In some ways, Snow White is, of course, the ultimate Hollywood story; the older woman terrified that a young girl might surpass her in beauty. (There's a hilarious scene in which Theron sucks the life force out of Lily Cole.) I ask if Stewart finds the Hollywood focus on looks difficult, and she answers an entirely different question. She starts talking about how beauty is ruined "if you're not cool as well. If you don't have the heart to back up your looks, you are ugly. I've met so many people that I thought were so gorgeous and talented and amazing. And then you meet them for one second and you're like," she heaves another breath, and spits out emphatically, "'you are wearing a costume, you are a fake, you are so unattractive'. And it doesn't always come across in a picture, but you can be really beautiful in a still frame, and then, in life, moving around, you're ugly. And that's kind of what the movie's about."

There's a big similarity between Snow White and Twilight, she says, in that, "there's a stage of life represented in both movies that is so impassioned, and it doesn't know why yet. Do you know what I mean? That was what I really liked about Bella. The fact that she trusted that at some point these feelings are going to make sense, and that she's not going to let everyone tell her she's fucking crazy. Also, it was just so," she takes a big breath, "it was so intense," she laughs.

Was she an intense teenager? "Yeah, I'm still a very intense person." She's 22 now. "I'm chilled out about some things. I'm cool. But definitely, I take things far too seriously ... I am just a serious person. I love joking around, and it's obviously about mood, because sometimes I can definitely be a silly idiot. But most of the time I am like this." She makes a sound as if her mouth has been suctioned shut. Quite private? "Yeah," she says. "And I'm overtly aware of fucking everything. I'm always like," she mimes picking things out of the air, "details, little things. Just obsessive, analytical."

Many thought Twilight pushed an abstinence message, presenting sex as a danger to be avoided – in this case, of course, specifically because it would involve coupling with a vampire and a werewolf. Was it worrying to have that outlook pinned to her? "I always just very honestly said that that's not why I did the movie, and it's not why the book was written," she says, adding that she finds it frustrating when people read the characters differently to her. "Mostly in this idea that Bella is a weak girl who is just obsessed with these two boys, and doesn't really think beyond her own needs, and is selfish. And she is, completely, but that's like the way to live, man! You've got to follow your heart. That is actually a really bold way to live, not making concessions, or giving things up ... I don't know why people ignore the sacrifices that Edward makes. I don't know why the power thing has been viewed the way it's been viewed, because I just view it so differently."

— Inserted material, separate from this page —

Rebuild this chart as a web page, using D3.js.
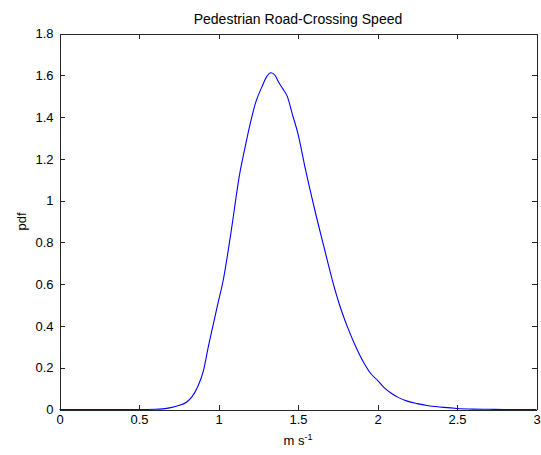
<!DOCTYPE html>
<html>
<head>
<meta charset="utf-8">
<script src="https://cdn.jsdelivr.net/npm/d3@7"></script>
<style>
  html, body { margin: 0; padding: 0; background: #fff; }
  svg { display: block; font-family: "Liberation Sans", Arial, Helvetica, sans-serif; }
  .axis path, .axis line { stroke: #262626; shape-rendering: crispEdges; }
  .axis text { fill: #000; font-size: 13px; }
</style>
</head>
<body>
<svg id="chart" width="541" height="455"></svg>
<script>
// Estimated probability density of pedestrian road-crossing speed (m/s)
const speed = [0, 0.25, 0.5, 0.6, 0.65, 0.7, 0.75, 0.8, 0.835, 0.87, 0.905, 0.94, 0.97, 1.0, 1.03, 1.075,
  1.135, 1.165, 1.2, 1.233, 1.275, 1.3, 1.33, 1.355, 1.38, 1.405, 1.432, 1.465, 1.5, 1.547,
  1.6, 1.662, 1.715, 1.757, 1.809, 1.862, 1.914, 1.96, 2.0, 2.04, 2.082, 2.13, 2.187, 2.25,
  2.312, 2.365, 2.417, 2.5, 2.6, 2.7, 2.8, 3.0];
const pdf = [0, 0, 0, 0.001, 0.003, 0.009, 0.019, 0.036, 0.063, 0.11, 0.185, 0.315, 0.417, 0.52, 0.62, 0.83,
  1.135, 1.248, 1.37, 1.468, 1.548, 1.59, 1.612, 1.6, 1.564, 1.535, 1.50, 1.412, 1.32, 1.149,
  0.973, 0.782, 0.622, 0.511, 0.399, 0.303, 0.224, 0.17, 0.140, 0.106, 0.080, 0.058, 0.040, 0.028,
  0.019, 0.014, 0.010, 0.005, 0.002, 0.001, 0, 0];
const xTicks = [0, 0.5, 1, 1.5, 2, 2.5, 3];
const yTicks = [0, 0.2, 0.4, 0.6, 0.8, 1, 1.2, 1.4, 1.6, 1.8];

const svg = d3.select("#chart");
const plotLeft = 59.5, plotRight = 536.5, plotTop = 33.5, plotBottom = 409.5;

const x = d3.scaleLinear().domain([0, 3]).range([plotLeft, plotRight]);
const y = d3.scaleLinear().domain([0, 1.8]).range([plotBottom, plotTop]);

// Bottom axis with inward ticks and labels
svg.append("g").attr("class", "axis")
  .attr("transform", `translate(0,${plotBottom})`)
  .call(d3.axisBottom(x).tickValues(xTicks).tickFormat(d3.format("~g"))
    .tickSizeInner(-5).tickSizeOuter(0).tickPadding(5));

// Top axis (ticks only)
svg.append("g").attr("class", "axis")
  .attr("transform", `translate(0,${plotTop})`)
  .call(d3.axisTop(x).tickValues(xTicks).tickFormat("")
    .tickSizeInner(-5).tickSizeOuter(0));

// Left axis with inward ticks and labels
svg.append("g").attr("class", "axis")
  .attr("transform", `translate(${plotLeft},0)`)
  .call(d3.axisLeft(y).tickValues(yTicks).tickFormat(d3.format("~g"))
    .tickSizeInner(-5).tickSizeOuter(0).tickPadding(6));

// Right axis (ticks only)
svg.append("g").attr("class", "axis")
  .attr("transform", `translate(${plotRight},0)`)
  .call(d3.axisRight(y).tickValues(yTicks).tickFormat("")
    .tickSizeInner(-5).tickSizeOuter(0));

// Density curve
const line = d3.line()
  .x((d, i) => x(speed[i]))
  .y(d => y(d))
  .curve(d3.curveMonotoneX);
svg.append("path")
  .datum(pdf)
  .attr("fill", "none")
  .attr("stroke", "#0000ff")
  .attr("stroke-width", 1.1)
  .attr("d", line);

// Title
svg.append("text")
  .attr("x", (plotLeft + plotRight) / 2).attr("y", 23.5)
  .attr("text-anchor", "middle")
  .attr("font-size", 14)
  .text("Pedestrian Road-Crossing Speed");

// X-axis label: m s^-1
const xl = svg.append("text")
  .attr("x", (plotLeft + plotRight) / 2).attr("y", 445)
  .attr("text-anchor", "middle")
  .attr("font-size", 13);
xl.append("tspan").text("m s");
xl.append("tspan").attr("dy", -5).attr("font-size", 9).text("-1");

// Y-axis label
svg.append("text")
  .attr("transform", `translate(26,${(plotTop + plotBottom) / 2}) rotate(-90)`)
  .attr("text-anchor", "middle")
  .attr("font-size", 13)
  .text("pdf");
</script>
</body>
</html>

Isn't it because the men are physically threatening, and Bella willingly becomes their potential victim? In the first film, Edward tells Bella he's "the world's most dangerous predator", and has wanted to kill her. Her response? "I trust you." "I think girls think that they're stronger than the next one, and so they can take it," says Stewart. "I think that she's not hurting herself. I mean, it's extreme, it's really romantic, it's really ideal. I think that the reason it's effective is because if she was a vampire, he would do the same. He would be like 'fuck me up!'"

Stewart grew up with an older brother, Cameron, and adopted brother, Taylor, who's five days her senior, and says it was a very tomboyish childhood. "I don't think I had a picture taken of me without a backwards baseball cap before the age of 14." They all played hard. "You'd just connect skateboards to bikes and see how fast you can go down a hill without dying … I would go for it. But I would hurt myself. I'm always, always, always the one that is incredibly gung-ho, really excited, and then just before, you doubt yourself, and take a tumble."The first time she realised a film could be really important was when she made Speak, aged 13, about a girl who had been raped. She did a public service announcement after it was shown on TV, with details of a helpline for people who had been sexually assaulted to call. An enormous number did so that night. The other film that stands out for her, in those terms, is Welcome to the Rileys, in which she played a troubled teenager, working in a strip club. She met women in those jobs while researching it, which gave her an idea she is still working on, of putting her earnings into a network of homes for women who want to leave the sex trade, or need support.

She has just made another film that means a lot to her, On the Road, with the director Walter Salles. She plays the wild, instinctive Marylou, partner of Dean Moriarty, and she loved the chance to improvise, to try to bring the feel of the book to the screen. "I think in order to do that book right, in order to make everyone happy – because there's a lot of people sitting around going: 'OK, let's have it' – it had to be spontaneous, it had to have that feeling of never quite knowing where someone's going to jump or scream," she says. "So sometimes it was a truer reading of the line to just forget it, and say it your own way."

Stewart reminds me, at times, of an earlier era of actors. The sullen teenagers of James Dean's generation (she is keen to adapt the one-time Dean vehicle, East of Eden); or the grungy young actors of the 90s – Winona Ryder, River Phoenix, Johnny Depp – with their gorgeous, unwashed earnestness. She plays a character who is a terrible role model in Twilight, but in person is a blessed relief, with her trainers on the red carpet, crumpled clothes and intensity. While many of her toothierchild-star contemporaries implode, she seems grounded. "When you make moving pictures, it's so easy to become disingenuous," she says. "It's so easy to just become a commodity, and I think that's so embarrassing." And with that, she finishes her milk.